◆ The task:
Below are some entries. Work out how many of their lines hold the word "seaborn", and write that number alone.

◆ The input:
▶
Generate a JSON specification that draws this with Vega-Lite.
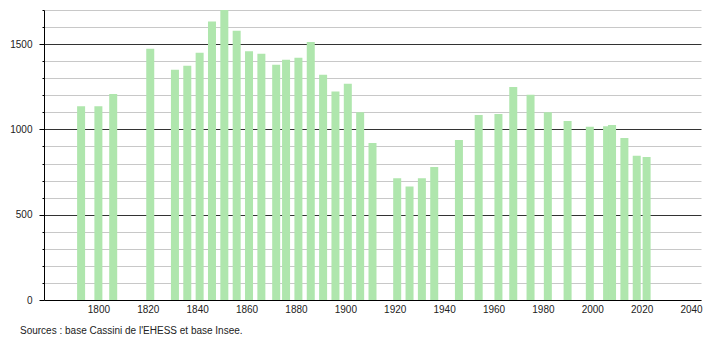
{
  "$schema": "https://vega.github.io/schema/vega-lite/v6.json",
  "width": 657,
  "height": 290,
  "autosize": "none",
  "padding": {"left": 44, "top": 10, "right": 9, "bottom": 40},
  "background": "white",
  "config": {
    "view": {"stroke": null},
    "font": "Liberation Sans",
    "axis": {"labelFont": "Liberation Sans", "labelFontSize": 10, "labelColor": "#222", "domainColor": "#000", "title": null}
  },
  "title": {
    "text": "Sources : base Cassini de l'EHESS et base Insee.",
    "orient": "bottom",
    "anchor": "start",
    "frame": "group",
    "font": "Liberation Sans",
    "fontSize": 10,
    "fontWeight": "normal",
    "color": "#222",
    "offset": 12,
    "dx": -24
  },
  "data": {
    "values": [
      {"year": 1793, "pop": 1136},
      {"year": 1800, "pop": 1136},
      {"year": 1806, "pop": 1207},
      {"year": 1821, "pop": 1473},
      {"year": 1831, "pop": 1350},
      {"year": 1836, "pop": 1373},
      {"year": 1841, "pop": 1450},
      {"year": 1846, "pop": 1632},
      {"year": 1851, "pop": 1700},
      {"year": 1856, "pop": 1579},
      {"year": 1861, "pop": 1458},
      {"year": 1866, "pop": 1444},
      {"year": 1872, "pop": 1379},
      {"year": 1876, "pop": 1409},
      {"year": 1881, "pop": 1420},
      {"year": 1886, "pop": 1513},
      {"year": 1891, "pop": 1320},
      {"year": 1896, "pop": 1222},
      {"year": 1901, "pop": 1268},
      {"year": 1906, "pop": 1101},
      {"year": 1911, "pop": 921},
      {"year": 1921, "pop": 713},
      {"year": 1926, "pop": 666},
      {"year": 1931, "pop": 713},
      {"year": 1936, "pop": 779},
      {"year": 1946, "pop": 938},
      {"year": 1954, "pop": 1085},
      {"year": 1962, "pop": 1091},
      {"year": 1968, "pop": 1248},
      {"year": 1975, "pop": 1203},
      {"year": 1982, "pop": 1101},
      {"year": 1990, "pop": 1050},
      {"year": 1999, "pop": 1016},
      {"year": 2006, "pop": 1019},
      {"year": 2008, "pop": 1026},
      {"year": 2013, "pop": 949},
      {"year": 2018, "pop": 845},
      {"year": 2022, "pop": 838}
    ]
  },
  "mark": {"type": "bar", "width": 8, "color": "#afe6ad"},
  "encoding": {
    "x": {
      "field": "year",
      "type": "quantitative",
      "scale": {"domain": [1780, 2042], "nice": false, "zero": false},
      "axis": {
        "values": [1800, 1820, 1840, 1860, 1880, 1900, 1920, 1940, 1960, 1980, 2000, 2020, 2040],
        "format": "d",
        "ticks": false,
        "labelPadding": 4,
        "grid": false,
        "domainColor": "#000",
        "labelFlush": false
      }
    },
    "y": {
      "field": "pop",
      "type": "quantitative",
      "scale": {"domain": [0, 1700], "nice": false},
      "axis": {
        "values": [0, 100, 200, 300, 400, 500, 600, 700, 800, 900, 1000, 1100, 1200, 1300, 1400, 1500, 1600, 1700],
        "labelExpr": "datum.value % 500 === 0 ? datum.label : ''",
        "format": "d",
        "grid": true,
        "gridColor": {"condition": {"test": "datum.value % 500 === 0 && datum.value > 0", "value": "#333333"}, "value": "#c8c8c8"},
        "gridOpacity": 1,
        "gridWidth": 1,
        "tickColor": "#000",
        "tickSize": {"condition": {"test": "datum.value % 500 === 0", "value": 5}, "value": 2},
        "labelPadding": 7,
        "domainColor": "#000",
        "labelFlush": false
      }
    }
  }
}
◀
▶
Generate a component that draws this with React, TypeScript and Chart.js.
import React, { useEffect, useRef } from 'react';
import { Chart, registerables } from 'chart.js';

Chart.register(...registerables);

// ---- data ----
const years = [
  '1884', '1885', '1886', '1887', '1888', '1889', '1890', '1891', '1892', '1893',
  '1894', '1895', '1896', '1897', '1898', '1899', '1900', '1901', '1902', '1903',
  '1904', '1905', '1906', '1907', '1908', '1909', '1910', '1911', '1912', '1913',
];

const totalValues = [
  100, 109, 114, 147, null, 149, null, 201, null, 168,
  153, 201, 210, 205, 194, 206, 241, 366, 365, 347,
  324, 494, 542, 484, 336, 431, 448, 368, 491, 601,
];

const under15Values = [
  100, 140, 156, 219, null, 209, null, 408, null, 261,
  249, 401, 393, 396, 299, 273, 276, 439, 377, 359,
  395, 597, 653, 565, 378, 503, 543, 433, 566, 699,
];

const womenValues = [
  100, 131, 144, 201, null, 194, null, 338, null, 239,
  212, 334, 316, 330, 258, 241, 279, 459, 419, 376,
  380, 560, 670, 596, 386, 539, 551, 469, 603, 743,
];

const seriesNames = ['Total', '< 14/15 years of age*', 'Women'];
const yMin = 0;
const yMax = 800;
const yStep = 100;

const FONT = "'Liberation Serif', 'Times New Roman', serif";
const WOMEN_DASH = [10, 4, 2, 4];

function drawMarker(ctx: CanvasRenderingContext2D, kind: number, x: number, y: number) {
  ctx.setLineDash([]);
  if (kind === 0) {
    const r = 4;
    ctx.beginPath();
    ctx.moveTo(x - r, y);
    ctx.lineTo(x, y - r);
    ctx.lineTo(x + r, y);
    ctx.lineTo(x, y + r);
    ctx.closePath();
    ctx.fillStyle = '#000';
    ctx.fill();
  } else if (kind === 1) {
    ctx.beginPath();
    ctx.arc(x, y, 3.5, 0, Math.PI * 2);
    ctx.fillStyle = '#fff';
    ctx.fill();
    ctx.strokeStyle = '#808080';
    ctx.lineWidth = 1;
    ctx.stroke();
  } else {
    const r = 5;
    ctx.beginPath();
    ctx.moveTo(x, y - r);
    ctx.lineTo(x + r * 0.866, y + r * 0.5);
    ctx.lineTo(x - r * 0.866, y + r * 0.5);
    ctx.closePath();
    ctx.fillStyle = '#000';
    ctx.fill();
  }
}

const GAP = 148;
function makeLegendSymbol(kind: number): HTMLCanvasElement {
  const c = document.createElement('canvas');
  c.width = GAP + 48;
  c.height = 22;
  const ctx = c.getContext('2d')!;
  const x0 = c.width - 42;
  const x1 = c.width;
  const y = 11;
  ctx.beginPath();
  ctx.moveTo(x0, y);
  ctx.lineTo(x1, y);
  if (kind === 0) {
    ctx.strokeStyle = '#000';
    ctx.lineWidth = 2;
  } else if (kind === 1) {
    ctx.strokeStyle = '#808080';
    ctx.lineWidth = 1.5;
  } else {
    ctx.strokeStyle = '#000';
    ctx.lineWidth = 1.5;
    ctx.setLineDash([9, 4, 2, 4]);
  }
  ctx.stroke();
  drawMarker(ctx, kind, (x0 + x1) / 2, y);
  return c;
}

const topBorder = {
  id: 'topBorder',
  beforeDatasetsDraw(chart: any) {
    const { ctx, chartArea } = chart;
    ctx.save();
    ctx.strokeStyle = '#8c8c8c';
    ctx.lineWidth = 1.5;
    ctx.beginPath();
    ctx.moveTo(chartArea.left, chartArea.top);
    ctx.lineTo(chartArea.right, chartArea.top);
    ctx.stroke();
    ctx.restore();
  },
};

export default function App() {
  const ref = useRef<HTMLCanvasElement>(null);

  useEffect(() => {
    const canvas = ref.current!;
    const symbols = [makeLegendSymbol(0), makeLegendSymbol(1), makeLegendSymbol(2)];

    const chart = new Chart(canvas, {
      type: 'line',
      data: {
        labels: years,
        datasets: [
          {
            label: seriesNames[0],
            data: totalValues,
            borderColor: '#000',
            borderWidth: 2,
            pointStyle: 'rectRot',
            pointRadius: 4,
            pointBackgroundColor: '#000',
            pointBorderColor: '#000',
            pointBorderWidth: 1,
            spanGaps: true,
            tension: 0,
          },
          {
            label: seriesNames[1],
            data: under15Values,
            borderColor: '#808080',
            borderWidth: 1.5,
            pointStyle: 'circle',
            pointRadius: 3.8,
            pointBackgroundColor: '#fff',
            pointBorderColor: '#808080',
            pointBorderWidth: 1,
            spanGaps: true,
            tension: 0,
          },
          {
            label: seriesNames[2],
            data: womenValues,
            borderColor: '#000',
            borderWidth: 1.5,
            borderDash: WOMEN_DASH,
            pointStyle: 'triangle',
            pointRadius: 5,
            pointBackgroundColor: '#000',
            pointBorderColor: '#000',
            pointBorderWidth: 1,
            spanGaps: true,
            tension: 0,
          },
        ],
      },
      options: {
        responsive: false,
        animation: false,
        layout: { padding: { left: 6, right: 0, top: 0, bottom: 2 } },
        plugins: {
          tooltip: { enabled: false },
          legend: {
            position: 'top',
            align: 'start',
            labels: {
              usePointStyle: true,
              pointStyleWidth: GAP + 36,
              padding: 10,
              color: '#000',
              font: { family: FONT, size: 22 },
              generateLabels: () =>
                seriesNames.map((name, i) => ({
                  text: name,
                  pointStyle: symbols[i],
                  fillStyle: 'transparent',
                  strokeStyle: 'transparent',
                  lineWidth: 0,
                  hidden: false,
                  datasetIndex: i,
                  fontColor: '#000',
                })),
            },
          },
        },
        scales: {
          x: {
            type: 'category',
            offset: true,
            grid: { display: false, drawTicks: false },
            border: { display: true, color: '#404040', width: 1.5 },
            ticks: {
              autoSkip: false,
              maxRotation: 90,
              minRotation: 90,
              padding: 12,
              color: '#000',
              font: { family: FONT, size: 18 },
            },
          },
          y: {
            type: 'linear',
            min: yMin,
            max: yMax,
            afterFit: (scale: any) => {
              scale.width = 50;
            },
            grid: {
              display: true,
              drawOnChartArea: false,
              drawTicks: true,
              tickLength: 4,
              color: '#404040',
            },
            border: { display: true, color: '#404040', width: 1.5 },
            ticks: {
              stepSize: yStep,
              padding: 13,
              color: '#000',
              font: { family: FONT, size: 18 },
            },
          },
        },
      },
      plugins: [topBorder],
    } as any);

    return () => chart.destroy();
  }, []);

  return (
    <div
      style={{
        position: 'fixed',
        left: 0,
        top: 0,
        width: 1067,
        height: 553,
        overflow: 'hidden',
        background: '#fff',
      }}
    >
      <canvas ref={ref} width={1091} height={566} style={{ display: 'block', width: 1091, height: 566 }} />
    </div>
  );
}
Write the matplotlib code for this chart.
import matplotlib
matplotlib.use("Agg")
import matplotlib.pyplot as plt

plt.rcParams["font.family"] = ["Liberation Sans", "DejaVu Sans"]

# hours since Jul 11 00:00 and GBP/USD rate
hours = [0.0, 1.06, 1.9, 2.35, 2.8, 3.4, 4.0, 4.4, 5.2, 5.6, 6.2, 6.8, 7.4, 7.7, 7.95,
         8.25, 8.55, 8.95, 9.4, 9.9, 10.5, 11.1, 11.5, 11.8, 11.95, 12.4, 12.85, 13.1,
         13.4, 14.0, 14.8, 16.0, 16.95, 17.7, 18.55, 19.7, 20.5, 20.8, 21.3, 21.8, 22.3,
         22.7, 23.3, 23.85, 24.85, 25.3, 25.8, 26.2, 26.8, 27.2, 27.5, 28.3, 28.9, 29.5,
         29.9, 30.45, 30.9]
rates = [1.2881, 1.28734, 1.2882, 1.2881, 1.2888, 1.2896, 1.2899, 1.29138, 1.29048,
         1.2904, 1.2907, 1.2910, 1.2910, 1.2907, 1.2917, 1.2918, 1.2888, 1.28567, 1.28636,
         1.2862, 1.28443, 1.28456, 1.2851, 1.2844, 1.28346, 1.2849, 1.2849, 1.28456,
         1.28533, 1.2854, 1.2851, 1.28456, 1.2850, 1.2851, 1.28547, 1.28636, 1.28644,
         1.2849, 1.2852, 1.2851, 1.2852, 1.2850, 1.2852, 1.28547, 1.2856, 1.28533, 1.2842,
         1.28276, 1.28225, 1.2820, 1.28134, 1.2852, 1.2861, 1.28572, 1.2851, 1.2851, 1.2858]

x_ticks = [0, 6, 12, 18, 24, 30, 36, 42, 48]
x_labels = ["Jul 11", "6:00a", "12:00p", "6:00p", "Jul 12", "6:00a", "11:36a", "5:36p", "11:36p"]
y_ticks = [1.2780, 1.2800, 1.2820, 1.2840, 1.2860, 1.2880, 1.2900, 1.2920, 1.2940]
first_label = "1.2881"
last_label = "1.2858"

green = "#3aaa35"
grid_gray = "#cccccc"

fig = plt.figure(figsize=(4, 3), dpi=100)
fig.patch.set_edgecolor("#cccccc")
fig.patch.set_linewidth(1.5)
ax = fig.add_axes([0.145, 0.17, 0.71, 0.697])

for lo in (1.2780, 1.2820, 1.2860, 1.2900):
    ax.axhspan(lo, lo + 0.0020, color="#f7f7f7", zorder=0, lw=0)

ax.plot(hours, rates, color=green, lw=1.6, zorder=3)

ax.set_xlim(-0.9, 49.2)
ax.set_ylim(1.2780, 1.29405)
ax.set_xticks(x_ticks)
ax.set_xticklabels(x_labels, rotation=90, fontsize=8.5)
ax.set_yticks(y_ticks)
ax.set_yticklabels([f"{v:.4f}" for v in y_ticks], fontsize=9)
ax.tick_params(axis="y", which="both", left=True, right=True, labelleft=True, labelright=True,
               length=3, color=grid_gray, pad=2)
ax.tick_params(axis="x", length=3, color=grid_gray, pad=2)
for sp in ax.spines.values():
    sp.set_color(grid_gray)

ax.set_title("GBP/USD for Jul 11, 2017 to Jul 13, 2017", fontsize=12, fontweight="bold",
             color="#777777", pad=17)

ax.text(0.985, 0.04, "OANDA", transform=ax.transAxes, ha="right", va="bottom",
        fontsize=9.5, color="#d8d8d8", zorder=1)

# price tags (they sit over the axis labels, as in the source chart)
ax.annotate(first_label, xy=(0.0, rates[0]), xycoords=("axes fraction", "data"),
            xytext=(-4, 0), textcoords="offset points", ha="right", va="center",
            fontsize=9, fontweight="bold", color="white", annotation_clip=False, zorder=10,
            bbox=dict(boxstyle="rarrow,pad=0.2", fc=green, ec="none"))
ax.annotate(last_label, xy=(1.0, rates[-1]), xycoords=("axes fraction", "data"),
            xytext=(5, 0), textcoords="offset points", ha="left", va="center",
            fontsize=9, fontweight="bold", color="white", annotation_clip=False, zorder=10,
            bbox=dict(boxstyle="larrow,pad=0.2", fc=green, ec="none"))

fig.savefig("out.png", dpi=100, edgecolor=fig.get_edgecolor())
◀
▶
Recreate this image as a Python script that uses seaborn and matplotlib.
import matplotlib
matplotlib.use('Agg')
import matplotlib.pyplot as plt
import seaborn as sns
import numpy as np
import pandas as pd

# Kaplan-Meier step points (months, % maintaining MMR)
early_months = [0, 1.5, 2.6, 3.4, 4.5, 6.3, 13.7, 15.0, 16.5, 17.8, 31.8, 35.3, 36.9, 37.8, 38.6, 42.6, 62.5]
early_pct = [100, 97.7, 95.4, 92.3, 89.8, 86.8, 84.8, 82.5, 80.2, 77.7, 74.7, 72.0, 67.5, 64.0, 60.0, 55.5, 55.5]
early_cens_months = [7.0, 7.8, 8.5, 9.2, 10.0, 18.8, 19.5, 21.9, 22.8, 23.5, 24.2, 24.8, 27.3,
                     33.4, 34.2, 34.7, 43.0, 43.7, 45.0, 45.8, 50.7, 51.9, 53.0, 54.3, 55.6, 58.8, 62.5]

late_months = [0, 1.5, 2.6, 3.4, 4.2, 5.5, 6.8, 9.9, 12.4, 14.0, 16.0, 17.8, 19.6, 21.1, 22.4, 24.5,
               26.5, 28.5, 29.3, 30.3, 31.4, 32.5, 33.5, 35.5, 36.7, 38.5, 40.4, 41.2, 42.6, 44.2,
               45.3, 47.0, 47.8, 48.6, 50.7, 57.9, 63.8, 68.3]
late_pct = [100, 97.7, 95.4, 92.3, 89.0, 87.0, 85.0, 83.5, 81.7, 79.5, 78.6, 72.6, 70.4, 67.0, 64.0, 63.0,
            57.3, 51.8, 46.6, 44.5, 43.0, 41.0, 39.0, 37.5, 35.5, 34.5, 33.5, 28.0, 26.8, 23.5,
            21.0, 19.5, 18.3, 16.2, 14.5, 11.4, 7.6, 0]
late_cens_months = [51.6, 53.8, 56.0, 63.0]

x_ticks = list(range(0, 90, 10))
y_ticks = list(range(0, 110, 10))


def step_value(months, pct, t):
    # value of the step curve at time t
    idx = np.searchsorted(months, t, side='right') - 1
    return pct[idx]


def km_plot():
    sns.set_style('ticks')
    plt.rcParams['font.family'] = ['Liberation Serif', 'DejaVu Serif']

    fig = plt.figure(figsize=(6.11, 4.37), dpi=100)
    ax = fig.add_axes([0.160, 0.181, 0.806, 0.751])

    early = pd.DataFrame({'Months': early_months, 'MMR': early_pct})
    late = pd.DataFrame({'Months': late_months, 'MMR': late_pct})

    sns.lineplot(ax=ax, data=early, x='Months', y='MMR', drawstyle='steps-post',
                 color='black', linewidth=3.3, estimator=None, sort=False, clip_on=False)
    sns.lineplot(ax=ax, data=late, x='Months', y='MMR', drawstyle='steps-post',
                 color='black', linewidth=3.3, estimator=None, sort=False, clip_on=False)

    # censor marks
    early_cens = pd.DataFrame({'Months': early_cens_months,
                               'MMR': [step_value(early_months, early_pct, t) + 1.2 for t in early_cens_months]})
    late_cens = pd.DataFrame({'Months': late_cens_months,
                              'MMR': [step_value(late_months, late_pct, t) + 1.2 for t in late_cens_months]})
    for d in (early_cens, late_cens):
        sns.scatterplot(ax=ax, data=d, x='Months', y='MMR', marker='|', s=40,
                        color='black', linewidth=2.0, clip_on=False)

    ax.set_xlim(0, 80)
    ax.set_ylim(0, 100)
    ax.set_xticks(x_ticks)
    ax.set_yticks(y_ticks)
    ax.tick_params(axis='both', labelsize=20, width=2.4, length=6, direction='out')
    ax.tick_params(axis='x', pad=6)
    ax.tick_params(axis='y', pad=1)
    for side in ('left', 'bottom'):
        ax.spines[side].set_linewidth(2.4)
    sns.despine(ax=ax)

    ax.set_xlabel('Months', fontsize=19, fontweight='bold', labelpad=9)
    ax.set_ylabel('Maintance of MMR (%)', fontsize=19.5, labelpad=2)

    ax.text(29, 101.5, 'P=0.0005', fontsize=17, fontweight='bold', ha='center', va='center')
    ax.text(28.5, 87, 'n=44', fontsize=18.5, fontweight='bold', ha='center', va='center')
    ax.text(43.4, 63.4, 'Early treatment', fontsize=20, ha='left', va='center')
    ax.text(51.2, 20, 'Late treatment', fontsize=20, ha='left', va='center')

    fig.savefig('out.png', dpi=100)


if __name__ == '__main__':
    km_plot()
◀
◆ Solution to the exercise:
2